"It looked like it was a configuration issue on their end with state information - what was cache versus what was authoritative," said Richard Hyatt, co-founder and CTO of BlueCat Networks, which sells DNS appliances and a cloud-based managed DNS service. "I think it was a configuration on their end that might have been connected to DNS...but they were very vague about it."
Infoblox attributed the Facebook outage to a problem with change management in a blog post on Friday.
"When dealing with network change and configurations, organizations must be more proactive in testing, validating and monitoring the ongoing status of both the critical network infrastructure (routers, switches, firewalls, etc.) as well as the Web services (applications, databases and servers)," Infoblox said, referring to change management as "the biggest problem for IT teams worldwide."

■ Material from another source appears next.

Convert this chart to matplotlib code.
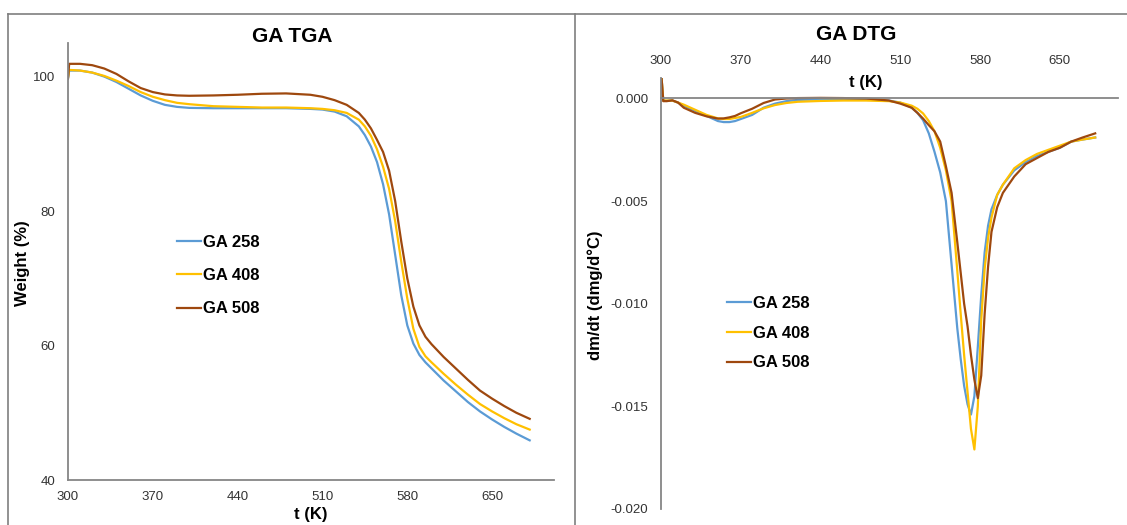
import numpy as np
import matplotlib.pyplot as plt
from matplotlib.lines import Line2D

plt.rcParams['font.family'] = ['Liberation Sans', 'DejaVu Sans']

# ----------------------
# TGA data: weight (%) vs temperature (K)
# ----------------------
T_tga = [300, 301, 310, 320, 330, 340, 350, 360, 370, 380, 390, 400, 420, 440, 460, 480,
         500, 510, 520, 530, 540, 545, 550, 555, 560, 565, 570, 575, 580, 585, 590, 595,
         600, 610, 620, 630, 640, 650, 660, 670, 681]

w_258 = [99.7, 100.9, 100.9, 100.6, 100.0, 99.2, 98.2, 97.2, 96.4, 95.8, 95.5, 95.35, 95.3, 95.3, 95.3, 95.3,
         95.2, 95.1, 94.8, 94.1, 92.6, 91.3, 89.6, 87.3, 84.0, 79.5, 73.5, 67.5, 63.0, 60.3, 58.6, 57.5,
         56.6, 54.8, 53.2, 51.6, 50.2, 49.0, 47.9, 46.9, 45.9]
w_408 = [99.8, 101.0, 100.9, 100.6, 100.1, 99.4, 98.6, 97.7, 97.0, 96.5, 96.1, 95.9, 95.6, 95.5, 95.4, 95.4,
         95.3, 95.2, 95.0, 94.6, 93.6, 92.6, 91.2, 89.2, 86.6, 83.3, 78.5, 72.5, 67.0, 62.5, 59.8, 58.4,
         57.5, 55.8, 54.2, 52.7, 51.3, 50.2, 49.2, 48.3, 47.5]
w_508 = [99.7, 101.9, 101.9, 101.7, 101.2, 100.4, 99.3, 98.3, 97.7, 97.35, 97.2, 97.15, 97.2, 97.3, 97.45, 97.5,
         97.3, 97.0, 96.5, 95.8, 94.6, 93.6, 92.3, 90.6, 88.8, 86.0, 81.5, 75.5, 70.0, 65.8, 63.0, 61.3,
         60.2, 58.3, 56.6, 54.9, 53.3, 52.1, 51.0, 50.0, 49.1]

# ----------------------
# DTG data: dm/dt vs temperature (K)
# ----------------------
T_dtg = [300.5, 302, 305, 310, 315, 320, 330, 340, 350, 355, 360, 365, 370, 380, 390, 400, 410, 420,
         440, 460, 480, 500, 510, 520, 525, 530, 535, 540, 545, 550, 555, 560, 563, 566, 569, 572,
         575, 578, 581, 584, 587, 590, 595, 600, 610, 620, 630, 640, 650, 660, 670, 681]

d_258 = [0.001, -0.0001, -0.00012, -0.0001, -0.0002, -0.00035, -0.0006, -0.00085, -0.0011, -0.00115,
         -0.00115, -0.0011, -0.001, -0.0008, -0.00045, -0.00025, -0.00013, -0.00007,
         -0.00004, -0.00003, -0.00004, -0.0001, -0.0002, -0.00045, -0.0007, -0.00106, -0.0017, -0.0026,
         -0.0036, -0.0050, -0.0081, -0.0112, -0.0127, -0.0140, -0.0149, -0.0154,
         -0.0145, -0.0121, -0.0096, -0.0075, -0.0062, -0.0054, -0.0047, -0.0042, -0.0035, -0.0031,
         -0.0028, -0.0026, -0.0024, -0.0021, -0.0020, -0.0019]
d_408 = [0.001, -0.0001, -0.0001, -0.0001, -0.0002, -0.0003, -0.00055, -0.0008, -0.00097, -0.001,
         -0.001, -0.00095, -0.0009, -0.0007, -0.00048, -0.00032, -0.00022, -0.00016,
         -0.00012, -0.0001, -0.0001, -0.00013, -0.0002, -0.00035, -0.0005, -0.00073, -0.0011, -0.0016,
         -0.0024, -0.0035, -0.0050, -0.0084, -0.0105, -0.0125, -0.0143, -0.0161,
         -0.0171, -0.0150, -0.0108, -0.0083, -0.0068, -0.0058, -0.0047, -0.0042, -0.0034, -0.0030,
         -0.0027, -0.0025, -0.0023, -0.0021, -0.0020, -0.0019]
d_508 = [0.001, -0.00013, -0.00013, -0.00009, -0.0002, -0.00045, -0.0007, -0.00087, -0.00098, -0.00097,
         -0.00092, -0.00085, -0.00072, -0.0005, -0.00022, -0.00005, 0.0, 0.00002,
         0.00003, 0.00002, 0.0, -0.0001, -0.00025, -0.00045, -0.0007, -0.00098, -0.0013, -0.0016,
         -0.0021, -0.0033, -0.0046, -0.0070, -0.0085, -0.0100, -0.0111, -0.0125,
         -0.0137, -0.0146, -0.0135, -0.0105, -0.0082, -0.0065, -0.0053, -0.0046, -0.0038, -0.0032,
         -0.0029, -0.0026, -0.0024, -0.0021, -0.0019, -0.0017]

labels = ['GA 258', 'GA 408', 'GA 508']
colors = ['#5B9BD5', '#FFC000', '#9E480E']
x_ticks = [300, 370, 440, 510, 580, 650]

axis_gray = '#868686'
tick_color = '#333333'

fig = plt.figure(figsize=(11.27, 5.25), dpi=100)

# ----------------------
# left panel: TGA
# ----------------------
ax1 = fig.add_axes([0.0603, 0.0857, 0.4312, 0.8324])
for w, c, lab in zip([w_258, w_408, w_508], colors, labels):
    ax1.plot(T_tga, w, color=c, lw=1.6, label=lab)
ax1.set_xlim(300, 701)
ax1.set_ylim(40, 105)
ax1.set_xticks(x_ticks)
ax1.set_yticks([40, 60, 80, 100])
for s in ['top', 'right']:
    ax1.spines[s].set_visible(False)
for s in ['left', 'bottom']:
    ax1.spines[s].set_color(axis_gray)
    ax1.spines[s].set_linewidth(1.3)
ax1.tick_params(length=0, labelsize=9.5, labelcolor=tick_color)
ax1.tick_params(axis='x', pad=8)
ax1.tick_params(axis='y', pad=9)
ax1.text(0.5, -0.08, 't (K)', transform=ax1.transAxes, ha='center', va='center',
         fontsize=12, fontweight='bold')
ax1.legend(loc='upper left', bbox_to_anchor=(177 / 1127, 1 - 235 / 525),
           bbox_transform=fig.transFigure, frameon=False, prop={'size': 12, 'weight': 'bold'},
           handlelength=1.45, handletextpad=0.12, labelspacing=1.09, borderaxespad=0, borderpad=0)

# ----------------------
# right panel: DTG
# ----------------------
ax2 = fig.add_axes([0.5865, 0.0305, 0.4055, 0.821])
for d, c, lab in zip([d_258, d_408, d_508], colors, labels):
    ax2.plot(T_dtg, d, color=c, lw=1.6, label=lab)
ax2.set_xlim(300, 701)
ax2.set_ylim(-0.020, 0.001)
ax2.set_xticks(x_ticks)
ax2.set_yticks([-0.020, -0.015, -0.010, -0.005, 0.000])
ax2.yaxis.set_major_formatter(plt.FormatStrFormatter('%.3f'))
ax2.spines['top'].set_visible(False)
ax2.spines['right'].set_visible(False)
ax2.spines['bottom'].set_position(('data', 0))
for s in ['left', 'bottom']:
    ax2.spines[s].set_color(axis_gray)
    ax2.spines[s].set_linewidth(1.3)
ax2.tick_params(length=0, labelsize=9.5, labelcolor=tick_color)
ax2.tick_params(axis='x', labelbottom=False, labeltop=True, pad=8)
ax2.tick_params(axis='y', pad=9)
ax2.text(0.448, 0.99, 't (K)', transform=ax2.transAxes, ha='center', va='center',
         fontsize=12, fontweight='bold')
ax2.legend(loc='upper left', bbox_to_anchor=(727 / 1127, 1 - 296 / 525),
           bbox_transform=fig.transFigure, frameon=False, prop={'size': 12, 'weight': 'bold'},
           handlelength=1.45, handletextpad=0.12, labelspacing=0.88, borderaxespad=0, borderpad=0)

# ----------------------
# titles and y labels
# ----------------------
fig.text(292 / 1127, 1 - 36 / 525, 'GA TGA', ha='center', va='center', fontsize=15, fontweight='bold')
fig.text(856 / 1127, 1 - 35 / 525, 'GA DTG', ha='center', va='center', fontsize=15, fontweight='bold')
fig.text(23 / 1127, 1 - 263 / 525, 'Weight (%)', rotation=90, ha='center', va='center',
         fontsize=12, fontweight='bold')
fig.text(595 / 1127, 1 - 295 / 525, 'dm/dt (dmg/d°C)', rotation=90, ha='center', va='center',
         fontsize=12, fontweight='bold')

# panel frame
frame_kw = dict(transform=fig.transFigure, color='#7f7f7f', lw=1.2)
fig.add_artist(Line2D([8 / 1127, 1], [1 - 14 / 525, 1 - 14 / 525], **frame_kw))
fig.add_artist(Line2D([8 / 1127, 8 / 1127], [0, 1 - 14 / 525], **frame_kw))
fig.add_artist(Line2D([575 / 1127, 575 / 1127], [0, 1 - 14 / 525], **frame_kw))

fig.savefig('out.png', dpi=100)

"It's not at all clear that Facebook had a DNS problem. There's no indication of that from the official information they have published," said Jim Galvin, director of strategic relationships and technical standards at Afilias, which operates more than a dozen top-level domains including .info and .org. "It's pretty clear they had a distributed database problem...From our point of view, it's an issue of how to make sure you have good data in the database to start with."
Galvin said the problem Facebook experienced was akin to a distributed denial-of-service attack, where a Web site is overwhelmed by traffic from a hacker. In Facebook's case, the excess traffic was created by its own automated system for verifying configuration values.
"With Facebook, the interim system knew it had bad data and wanted to get the right data...so it will keep asking until it gets the right answer," Galvin said. "The analogy is a DDOS attack. You have more and more resolvers suddenly figuring out that they have bad data in the cache, and they're constantly requesting the right data. The servers that have bad data in them are seeing more requests, and everything slows down."
Galvin said confusion surrounding the Facebook outage stems from the fact that DNS has similar properties. If there was bad data in an authoritative DNS database, the DNS resolvers would continue to ask for the correct data and flood the system with traffic. Also, the bad data in a DNS database would continue to reside in a cached database for a certain number of hours after the error was fixed because of the time-to-live (TTL) feature of the DNS. Many Web sites have a TTL of one day, which means bad data will live in DNS caches for 24 hours.